1. Joy began forwarding to JM at this time manuscript copies of a series of eight letters he was to publish in London in the spring of 1812 as a pamphlet entitled The Dispute with America, Considered in a Series of Letters from a Cosmopolite to a Clergyman (see Joy to JM, 22 Feb. 1812 and 16 May 1812). The manuscript copies of these letters, totaling eighty-two numbered pages of material, have survived and are dated 1812 in the Index to the James Madison Papers. Triplicate copies of Letters IV and V (13 pp.) have also survived (DLC: Rives Collection, Madison Papers, filed after 19 Feb. 1812). It is impossible to determine precisely which numbers of the “Cosmopolite” JM received in particular letters written by Joy, and it is also evident that Joy sent some of the letters to the Liverpool consul James Maury, who in turn forwarded them to JM. By the time Joy wrote to JM on 16 May, it seems clear that he had sent the president all of the manuscript and that on that date he forwarded a printed copy of the pamphlet, which is now located in the collection of Madison pamphlets held in the Special Collections Department of the University of Virginia Library.
The eighty-two pages of the “Cosmopolite” letters JM received in manuscript form resulted in a pamphlet of 175 pages in length, to which Joy then added a 42–page appendix. The pagination of the letters in the pamphlet with the corresponding pagination in the manuscript is: Letter I, pp. 1–11 and pp. 1–5; Letter II, pp. 12–26 and pp. 5–12; Letter III, pp. 27–48 and pp. 12–21; Letter IV, pp. 49–58 and pp. 22–26; Letter V, pp. 59–74 and pp. 27–33; Letter VI, pp. 75–128 and pp. 34–54, 57–58 (pages 55–56 are missing); Letter VII, pp. 129–62 and pp. 58–76; and Letter VIII, pp. 163–75 and pp. 76–82. The appendix consists of copies of the following letters and documents: George Canning to William Pinkney, 23 Sept. 1808; the proclamation of Fox’s blockade of May 1806; the proclamation of the orders in council of January 1807; an extract of William Pinkney to Lord Wellesley, 14 Jan. 1811; JM to George Rose, 5 Mar. 1808; and an extract of the 4 Sept. 1775 petition from Congress to George III.
Throughout these letters Joy labored manfully to defend the positions taken by the Madison administration in its maritime disputes with Great Britain, and he argued at length that the U.S. had pursued genuinely impartial policies during Great Britain’s conflict with France. He also discussed in great detail the legality of Fox’s blockade of May 1806 and was critical of the antineutral operation of both the admiralty courts and the Perceval ministry’s system of licensed trade with the Continent (see Bradford Perkins, “George Joy, American Propagandist at London,” New England Quarterly, 34 [1961]: 199–202).
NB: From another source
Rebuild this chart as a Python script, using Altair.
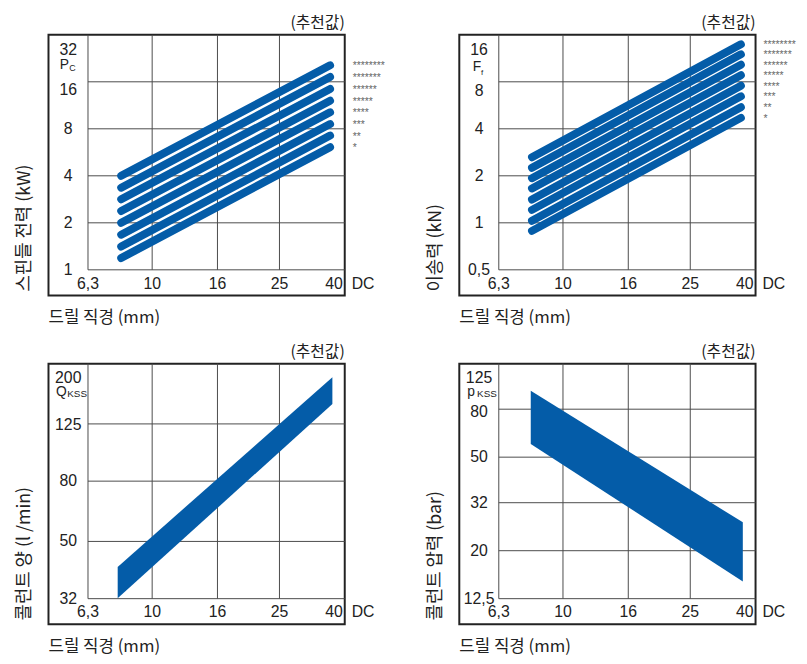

2. On the case of the Fox, see Monroe to JM, 11 Aug. 1811 ( , 3:412 and n. 3).
3. Mr. Hodge was probably the master of the ship Alexander that had been seized by a privateer in Danish waters in 1809 (see , Foreign Relations, 3:332).
4. For the text of this letter, which Joy discusses in the notes appended to his letter, see ibid., 3:439–42.
5. “Were” in Monroe’s letter (ibid., 3:440).